Ackermann steering geometry is a geometric arrangement of linkages in the steering of a car or other vehicle designed to solve the problem of wheels on the inside and outside of a turn needing to trace out circles of different radii.

image description Source: https://en.wikipedia.org/wiki/Ackermann_steering_geometry

Take a look at this Gazebo plugin that you can adapt: https://github.com/froohoo/ackermansteer. And there is a good video that explains the application: https://www.youtube.com/watch?v=WlFdLkD3wa8

Another example: https://github.com/ros-simulation/gazebo_ros_pkgs/blob/dashing/gazebo_plugins/worlds/gazebo_ros_ackermann_drive_demo.world


Originally posted by osilva with karma: 1650 on 2022-01-25

This answer was NOT ACCEPTED on the original site

Post score: 1


Original comments

Comment by sameh4 on 2022-01-25:
Hi @osilva: thanks for the answer. I suspected this to be the case, and I well familiar with ackermann steering, and its bicycle model kinematics vs. the unicycle model of Diff Drive. The question I have is why do smaller robots work with Diff Drive? As I say I've built some robot chassis that use Diff Drive. Shouldn't be the same when it's a small chassis or when it's a big chassis? If the right side tires move faster, the vehicle turns left, no batter how big. Or am I mistaken here?
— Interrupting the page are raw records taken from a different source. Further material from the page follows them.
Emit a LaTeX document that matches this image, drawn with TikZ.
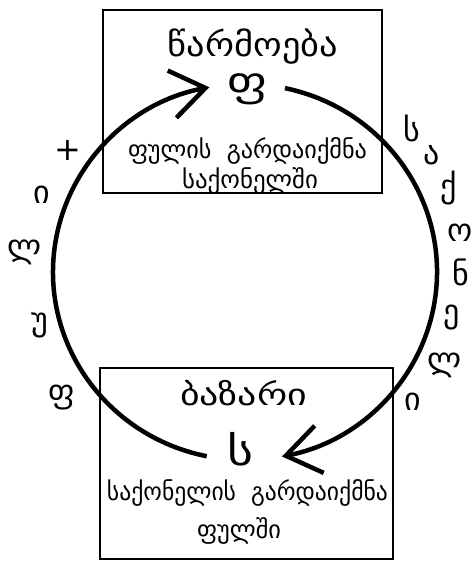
\documentclass[tikz,border=0pt]{standalone}
\usepackage{fontspec}
\usepackage{graphicx}
\setmainfont{DejaVu Sans}
\usetikzlibrary{arrows.meta}
\newcommand{\fitw}[2]{\resizebox{#1}{\height}{#2}}
\begin{document}
\begin{tikzpicture}[x=1pt,y=-1pt,
  box/.style={draw, line width=1.6pt, inner sep=0pt},
  flow/.style={line width=4.5pt, -{Straight Barb[length=34pt,width=48pt]}},
  title/.style={font=\fontsize{33}{35}\selectfont, inner sep=0pt, anchor=base},
  subtitle/.style={font=\fontsize{30}{32}\selectfont, inner sep=0pt, anchor=base},
  big/.style={font=\fontsize{40}{42}\selectfont, inner sep=0pt},
  sub/.style={font=\fontsize{25}{27}\selectfont, inner sep=0pt, anchor=base},
  side/.style={font=\fontsize{32}{34}\selectfont, inner sep=0pt}]
\useasboundingbox (0,0) rectangle (474,562);
% boxes
\node[box, minimum width=279pt, minimum height=183pt] (topbox) at (242.5,101.5) {};
\node[box, minimum width=293pt, minimum height=191pt] (botbox) at (246.5,463.5) {};
% texts in top box
\node[title] (t1) at (253,56) {\fitw{170pt}{წარმოება}};
\node[big] (t2) at (247,89) {\fitw{40pt}{ფ}};
\node[sub] (t3) at (247.5,158) {\fitw{239pt}{ფულის\ \ გარდაიქმნა}};
\node[sub] (t4) at (250,188) {\fitw{136pt}{საქონელში}};
% texts in bottom box
\node[subtitle] (b1) at (243.5,405) {\fitw{127pt}{ბაზარი}};
\node[big] (b2) at (240,449) {\fitw{26pt}{ს}};
\node[sub] (b3) at (247.5,500) {\fitw{281pt}{საქონელის\ \ გარდაიქმნა}};
\node[sub] (b4) at (239,538) {\fitw{84pt}{ფულში}};
% circle
\coordinate (c) at (245,272);
\draw[flow] (c) ++(101.5:192 and 188) arc[start angle=101.5, end angle=259.3, x radius=192, y radius=188];
\draw[flow] (c) ++(-78:192 and 188) arc[start angle=-78, end angle=78.9, x radius=192, y radius=188];
% left letters
\node[side] (l1) at (62,398) {ფ};
\node[side] (l2) at (40,325) {უ};
\node[side] (l3) at (25,252) {ლ};
\node[side] (l4) at (42,195) {ი};
\node[side] (l5) at (68,150) {+};
% right letters
\node[side] (r1) at (412,128) {ს};
\node[side] (r2) at (432,155) {ა};
\node[side] (r3) at (449,188) {ქ};
\node[side] (r4) at (460,233) {ო};
\node[side] (r5) at (461,272) {ნ};
\node[side] (r6) at (452,318) {ე};
\node[side] (r7) at (445,365) {ლ};
\node[side] (r8) at (413,402) {ი};
\end{tikzpicture}
\end{document}
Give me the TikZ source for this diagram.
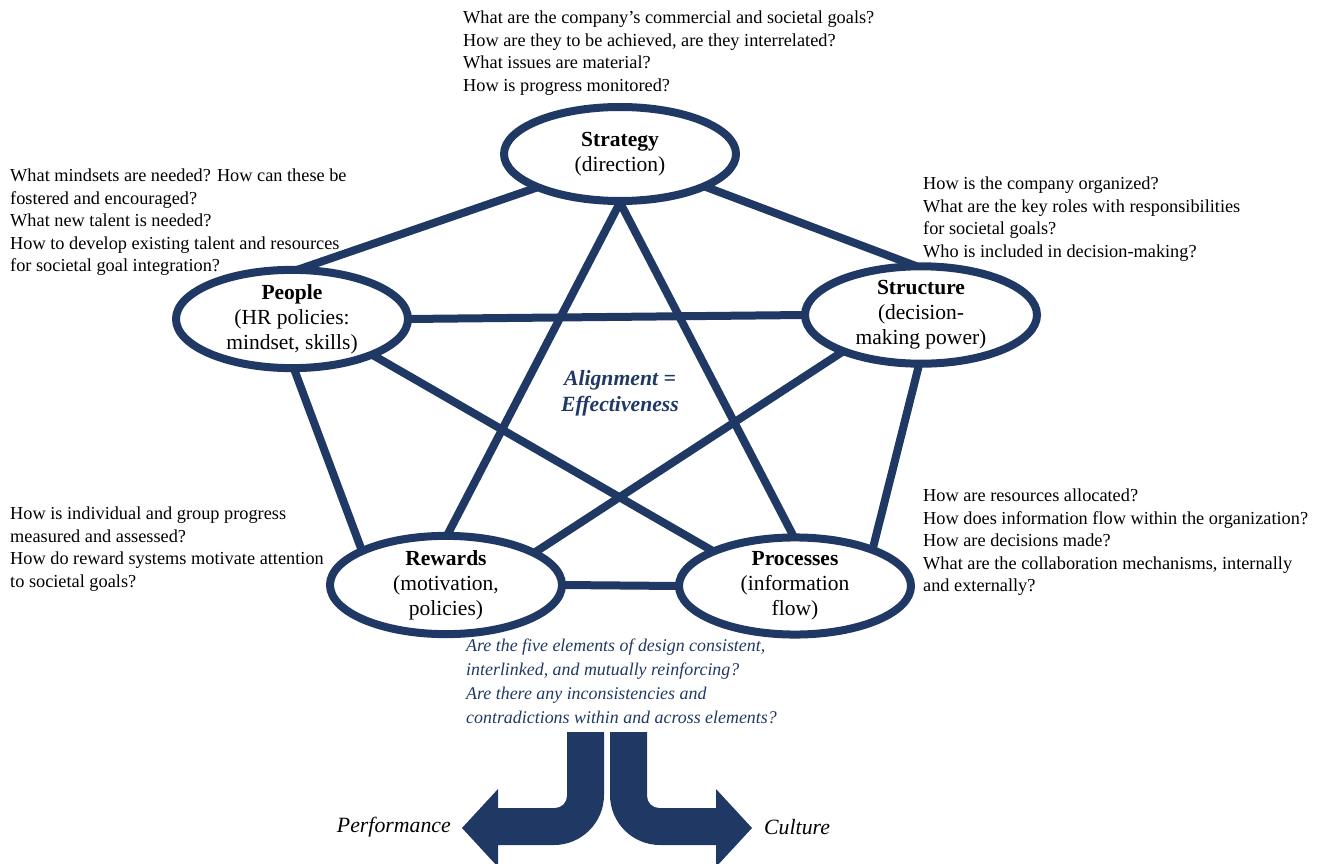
\documentclass[tikz,border=0pt]{standalone}
\usepackage{fontspec}
\setmainfont{Liberation Serif}
\usetikzlibrary{shapes.geometric}
\definecolor{navy}{RGB}{32,56,100}
\tikzset{
  elem/.style={ellipse, draw=navy, line width=8pt, minimum width=232pt, minimum height=94pt,
    inner sep=0pt, outer sep=0pt, align=center, font=\fontsize{21.5}{25}\selectfont},
  link/.style={draw=navy, line width=8pt},
  qtext/.style={anchor=north west, align=left, inner sep=0pt, font=\fontsize{18.3}{22.4}\selectfont},
  bentarrow/.style={fill=navy, draw=none}
}
\begin{document}
\begin{tikzpicture}[x=1pt,y=-1pt]
\useasboundingbox (0,0) rectangle (1320,864);

% element ellipses
\node[elem] (strategy) at (620,154) {\textbf{Strategy}\\(direction)};
\node[elem, minimum height=98pt] (people) at (292,319) {\textbf{People}\\(HR policies:\\mindset, skills)};
\node[elem] (structure) at (921,315) {\textbf{Structure}\\(decision-\\making power)};
\node[elem] (rewards) at (446,585) {\textbf{Rewards}\\(motivation,\\policies)};
\node[elem] (processes) at (795,586) {\textbf{Processes}\\(information\\flow)};

% pentagon
\draw[link] (strategy.202) -- (people.84);
\draw[link] (strategy.339) -- (structure.95);
\draw[link] (people.0) -- (structure.180);
\draw[link] (people.272) -- (rewards.158);
\draw[link] (structure.268) -- (processes.25);
\draw[link] (rewards.0) -- (processes.180);
% star
\draw[link] (strategy.271) -- (rewards.89);
\draw[link] (strategy.269) -- (processes.91);
\draw[link] (people.336) -- (processes.157);
\draw[link] (structure.205) -- (rewards.20);

% centre text
\node[align=center, text=navy, inner sep=0pt, font=\fontsize{21.7}{26}\selectfont\bfseries\itshape] (align) at (620,393) {Alignment =\\Effectiveness};

% questions
\node[qtext] (qstrategy) at (463,11) {What are the company’s commercial and societal goals?\\How are they to be achieved, are they interrelated?\\What issues are material?\\How is progress monitored?};
\node[qtext] (qpeople) at (10,169) {What mindsets are needed? How can these be\\fostered and encouraged?\\What new talent is needed?\\How to develop existing talent and resources\\for societal goal integration?};
\node[qtext] (qstructure) at (923,177) {How is the company organized?\\What are the key roles with responsibilities\\for societal goals?\\Who is included in decision-making?};
\node[qtext] (qrewards) at (10,507) {How is individual and group progress\\measured and assessed?\\How do reward systems motivate attention\\to societal goals?};
\node[qtext] (qprocesses) at (923,489) {How are resources allocated?\\How does information flow within the organization?\\How are decisions made?\\What are the collaboration mechanisms, internally\\and externally?};

\node[qtext, text=navy, font=\fontsize{17.9}{24}\selectfont\itshape] (qall) at (466,639) {Are the five elements of design consistent,\\interlinked, and mutually reinforcing?\\Are there any inconsistencies and\\contradictions within and across elements?};

% bent arrows
\fill[bentarrow] (567,732) -- (604,732) -- (604,795)
  .. controls (604,822.6) and (581.6,845) .. (554,845)
  -- (498,845) -- (498,867) -- (462,828) -- (498,789) -- (498,808) -- (555,808)
  .. controls (561.6,808) and (567,802.6) .. (567,796) -- cycle;
\fill[bentarrow] (647,732) -- (610,732) -- (610,795)
  .. controls (610,822.6) and (632.4,845) .. (660,845)
  -- (716,845) -- (716,867) -- (752,828) -- (716,789) -- (716,808) -- (659,808)
  .. controls (652.4,808) and (647,802.6) .. (647,796) -- cycle;

\node[anchor=east, inner sep=0pt, font=\fontsize{21.8}{24}\selectfont\itshape] (perf) at (451,827) {Performance};
\node[anchor=west, inner sep=0pt, font=\fontsize{21.8}{24}\selectfont\itshape] (cult) at (764,827) {Culture};
\end{tikzpicture}
\end{document}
I wanted to avoid ackerman steering because it's much more complicated to implement on the actual mower. It's very easy to connect 4 motors to the wheels, but implementing a rack-and-pinion gears and servo motors, it's a big mess...

Comment by sameh4 on 2022-01-25:
A helpful link for this discussion https://www.quora.com/Why-do-cars-use-Ackerman-steering-instead-of-differential-drives

Comment by sameh4 on 2022-01-25:
A research paper on 4WD controller EV where each wheel has an attached motor https://www.mdpi.com/1996-1073/11/11/2892/pdf

Comment by osilva on 2022-01-25:
Please note:

Controller for differential drive wheel systems. Control is in the form of a velocity command, that is split then sent on the two wheels of a differential drive wheel base

Source: http://wiki.ros.org/diff_drive_controller

You can always make your own gazebo plugin and have individual motor control for each wheel but the existing differential won't allow you do it.